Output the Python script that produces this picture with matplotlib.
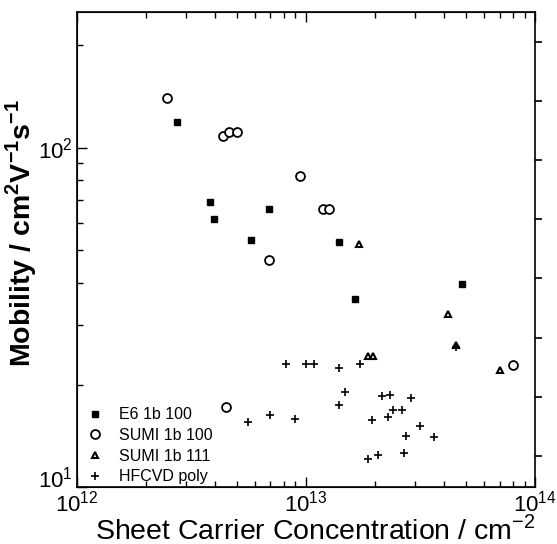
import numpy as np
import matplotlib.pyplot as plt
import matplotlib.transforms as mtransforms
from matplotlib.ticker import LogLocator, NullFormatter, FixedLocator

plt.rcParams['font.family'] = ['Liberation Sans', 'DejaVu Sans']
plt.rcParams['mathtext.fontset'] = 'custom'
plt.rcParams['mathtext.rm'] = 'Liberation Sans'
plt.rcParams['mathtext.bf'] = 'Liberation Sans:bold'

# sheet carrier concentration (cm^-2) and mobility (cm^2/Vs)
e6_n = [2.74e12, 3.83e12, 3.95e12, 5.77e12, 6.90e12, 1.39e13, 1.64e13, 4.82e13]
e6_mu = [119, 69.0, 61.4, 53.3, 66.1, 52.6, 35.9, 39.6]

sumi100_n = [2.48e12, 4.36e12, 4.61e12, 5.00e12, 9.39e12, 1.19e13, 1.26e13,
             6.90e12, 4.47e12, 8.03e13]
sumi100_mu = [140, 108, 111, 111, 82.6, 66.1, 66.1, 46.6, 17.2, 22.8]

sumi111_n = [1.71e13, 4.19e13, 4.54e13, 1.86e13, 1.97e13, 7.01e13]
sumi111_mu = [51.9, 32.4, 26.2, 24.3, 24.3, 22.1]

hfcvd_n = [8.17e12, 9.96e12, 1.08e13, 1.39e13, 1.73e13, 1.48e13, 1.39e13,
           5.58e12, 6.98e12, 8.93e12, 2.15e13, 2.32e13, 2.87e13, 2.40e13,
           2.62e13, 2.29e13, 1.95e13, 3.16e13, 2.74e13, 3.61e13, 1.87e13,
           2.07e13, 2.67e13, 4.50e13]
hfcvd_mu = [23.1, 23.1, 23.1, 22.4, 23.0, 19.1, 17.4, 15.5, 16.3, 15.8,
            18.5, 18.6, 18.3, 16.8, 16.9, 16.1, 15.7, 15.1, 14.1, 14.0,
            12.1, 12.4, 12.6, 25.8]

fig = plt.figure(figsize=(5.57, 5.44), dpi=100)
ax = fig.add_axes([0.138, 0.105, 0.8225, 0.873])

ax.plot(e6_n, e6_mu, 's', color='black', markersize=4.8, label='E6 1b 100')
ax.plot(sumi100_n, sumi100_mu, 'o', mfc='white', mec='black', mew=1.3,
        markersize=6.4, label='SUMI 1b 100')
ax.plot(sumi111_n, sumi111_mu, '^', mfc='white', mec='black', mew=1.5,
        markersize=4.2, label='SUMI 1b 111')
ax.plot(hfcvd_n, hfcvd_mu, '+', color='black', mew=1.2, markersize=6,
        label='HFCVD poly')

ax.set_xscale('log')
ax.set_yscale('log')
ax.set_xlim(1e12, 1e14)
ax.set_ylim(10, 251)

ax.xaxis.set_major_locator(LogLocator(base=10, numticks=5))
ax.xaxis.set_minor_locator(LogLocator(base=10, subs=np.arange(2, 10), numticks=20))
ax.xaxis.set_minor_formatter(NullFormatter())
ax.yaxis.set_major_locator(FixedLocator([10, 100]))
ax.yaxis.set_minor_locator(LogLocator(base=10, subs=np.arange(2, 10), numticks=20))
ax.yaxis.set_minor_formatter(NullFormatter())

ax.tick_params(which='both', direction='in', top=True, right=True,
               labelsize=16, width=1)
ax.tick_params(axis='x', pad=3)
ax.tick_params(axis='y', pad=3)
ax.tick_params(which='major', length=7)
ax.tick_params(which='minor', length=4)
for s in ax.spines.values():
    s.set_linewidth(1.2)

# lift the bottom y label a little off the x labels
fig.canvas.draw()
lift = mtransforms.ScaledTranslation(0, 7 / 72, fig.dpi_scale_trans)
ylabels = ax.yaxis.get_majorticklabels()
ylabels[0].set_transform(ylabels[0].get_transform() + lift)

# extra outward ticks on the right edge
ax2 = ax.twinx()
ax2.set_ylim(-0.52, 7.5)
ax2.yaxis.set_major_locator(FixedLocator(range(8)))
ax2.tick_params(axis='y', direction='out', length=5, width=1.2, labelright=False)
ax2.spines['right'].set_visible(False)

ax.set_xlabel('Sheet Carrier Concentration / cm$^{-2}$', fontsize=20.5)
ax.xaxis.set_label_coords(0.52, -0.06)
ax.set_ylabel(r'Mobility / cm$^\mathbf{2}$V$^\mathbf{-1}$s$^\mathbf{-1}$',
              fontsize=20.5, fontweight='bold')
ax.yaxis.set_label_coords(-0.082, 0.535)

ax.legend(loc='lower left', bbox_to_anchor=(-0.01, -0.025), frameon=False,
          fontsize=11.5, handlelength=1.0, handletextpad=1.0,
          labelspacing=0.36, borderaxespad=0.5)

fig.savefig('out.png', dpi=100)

----

▶ **INSTRUCTIONS FOR THE TASK**:
Give again, word for word, every line from the top of the data above to the line holding "from matplotlib.ticker import", inclusive, with the pictures left out.

▶ **RIGHT ANSWER**:
Output the Python script that produces this picture with matplotlib.
import numpy as np
import matplotlib.pyplot as plt
import matplotlib.transforms as mtransforms
from matplotlib.ticker import LogLocator, NullFormatter, FixedLocator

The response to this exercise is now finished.